NEW YORK -- When Angels players got to their lockers on Saturday, T-shirts featuring shortstop Andrew Velazquez, who goes by “Squid” as his nickname, were awaiting them.
The shirts -- the idea of staff assistant Tim Buss -- featured a squid wearing a glove on each of its arms, and the back read, "70 percent of the world is covered by water, the rest is covered by squid." Angels players have been wearing the shirts during batting practice to celebrate Velazquez, who has been one of the game’s best defenders at shortstop and a surprise contributor to the team.
Velazquez said he was honored to have his teammates wear the shirts, as that shows how quickly he has earned the respect of the clubhouse. He didn’t make the Opening Day roster but has emerged as the club’s everyday shortstop.
“It’s fun to see guys walking around wearing it,” Velazquez said. “It just gives you a boost of confidence from your peers. I can get that from family and friends, but to get that respect from my peers is the biggest thing.”
Velazquez’s teammates took it even further on Sunday, as it was “Squid Day” on their travel day to New York. They tried to imitate Velazquez’s fashion style that often features baggy clothing and oversized jerseys.
Velazquez, who described his style as street wear, enjoyed outfits worn by Matt Duffy and Michael Lorenzen.
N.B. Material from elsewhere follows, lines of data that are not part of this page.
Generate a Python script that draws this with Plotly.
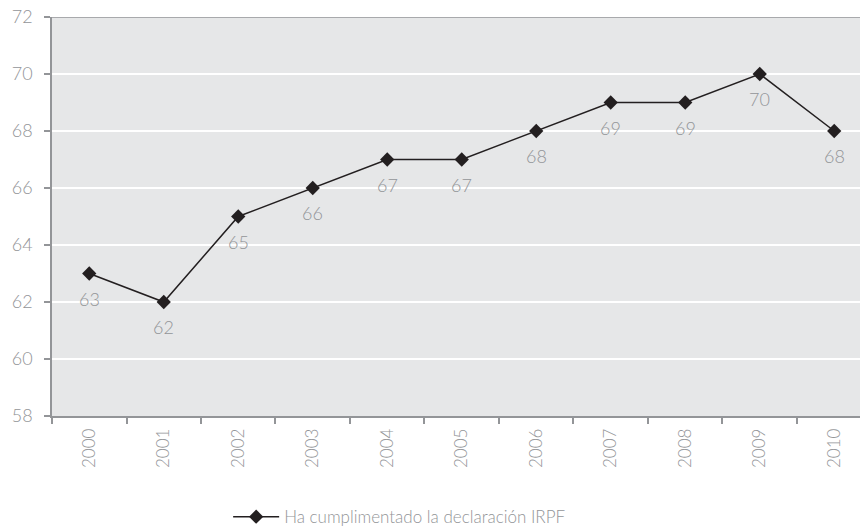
import plotly.graph_objects as go

years = ["2000", "2001", "2002", "2003", "2004", "2005", "2006", "2007", "2008", "2009", "2010"]
values = [63, 62, 65, 66, 67, 67, 68, 69, 69, 70, 68]
y_ticks = [58, 60, 62, 64, 66, 68, 70, 72]
series_name = "Ha cumplimentado la declaración IRPF"

grey = "#939598"
font_family = "Lato"
fw = 300

fig = go.Figure()
fig.add_trace(go.Scatter(
    x=years, y=values, mode="lines+markers",
    name=series_name,
    line=dict(color="#231f20", width=1.5),
    marker=dict(symbol="diamond", size=11, color="#231f20"),
    cliponaxis=False,
))

for i, v in enumerate(values):
    fig.add_annotation(x=i, y=v, xref="x", yref="y", text=str(v), showarrow=False, yshift=-25,
                       font=dict(color=grey, size=18, family=font_family, weight=fw))

fig.update_layout(
    width=860, height=532,
    margin=dict(l=52, r=0, t=17, b=116),
    paper_bgcolor="white",
    plot_bgcolor="#e6e7e8",
    font=dict(family=font_family, color=grey, size=17, weight=fw),
    showlegend=True,
    legend=dict(
        orientation="h", x=0.218, xanchor="left",
        yref="container", y=0.028, yanchor="middle",
        itemwidth=46,
        font=dict(size=17, color=grey, family=font_family, weight=fw),
        bgcolor="rgba(0,0,0,0)",
    ),
    xaxis=dict(
        type="category",
        range=[-0.5, 10.346],
        tickangle=-90,
        tickson="boundaries",
        ticks="outside", ticklen=6, tickcolor=grey, tickwidth=1.5,
        showline=True, linecolor=grey, linewidth=1.5,
        showgrid=False,
        ticklabelstandoff=4,
        tickfont=dict(size=17, color=grey),
    ),
    yaxis=dict(
        range=[58, 72],
        tickvals=y_ticks,
        ticks="outside", ticklen=6, tickcolor=grey, tickwidth=1.5,
        showline=True, linecolor=grey, linewidth=1.5, mirror=False,
        showgrid=True, gridcolor="white", gridwidth=1.5,
        zeroline=False,
        ticklabelstandoff=8,
        tickfont=dict(size=18, color=grey),
    ),
)

fig.add_shape(type="line", xref="paper", yref="y", x0=0, x1=1, y0=72, y1=72,
              line=dict(color=grey, width=1.5))

fig.write_html("out.html")
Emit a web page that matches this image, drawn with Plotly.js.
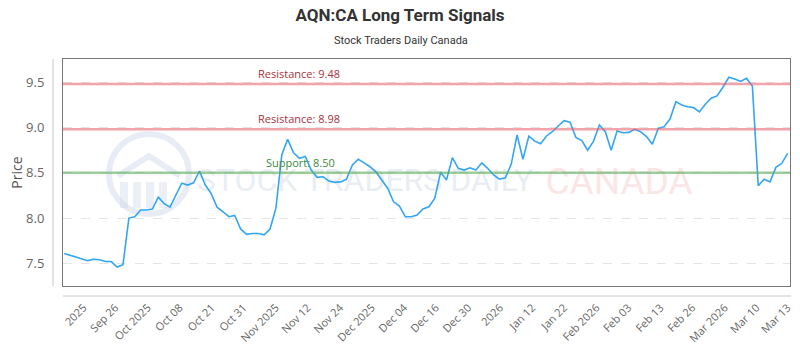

“Some of the guys went over the top, which I liked,” Velazquez said. “But Duffy killed it. Lorenzen, too. Everybody participated and showed out. I think it was fun and necessary, too, especially after that last series. We had to do something new to go into the series fresh.”
The return to New York was also a major deal for Velazquez, who grew up in the Bronx and played in 28 games with the Yankees last year. The Yankees, though, decided to move on from Velazquez in the offseason, and the Angels claimed him on Nov. 5.
It has been an underrated move for the Angels. Velazquez is ranked as the second-best infielder in the Majors, according to Statcast's outs above average. He also ranks second in the American League in defensive runs saved, behind only Baltimore's Jorge Mateo. He entered Tuesday batting .202 in 41 games but has hit .262 over his last 18 games.
“He’s been the best shortstop in the American League [defensively],” Angels manager Joe Maddon said. “I saw him last year, but I didn’t get to see him enough. Wow. We would not be where we are without him. Just ask his teammates or the pitchers. He’s that good. And there’s a lot more in that bat than he’s shown to this point, although he’s been on a pretty good run the last three weeks.”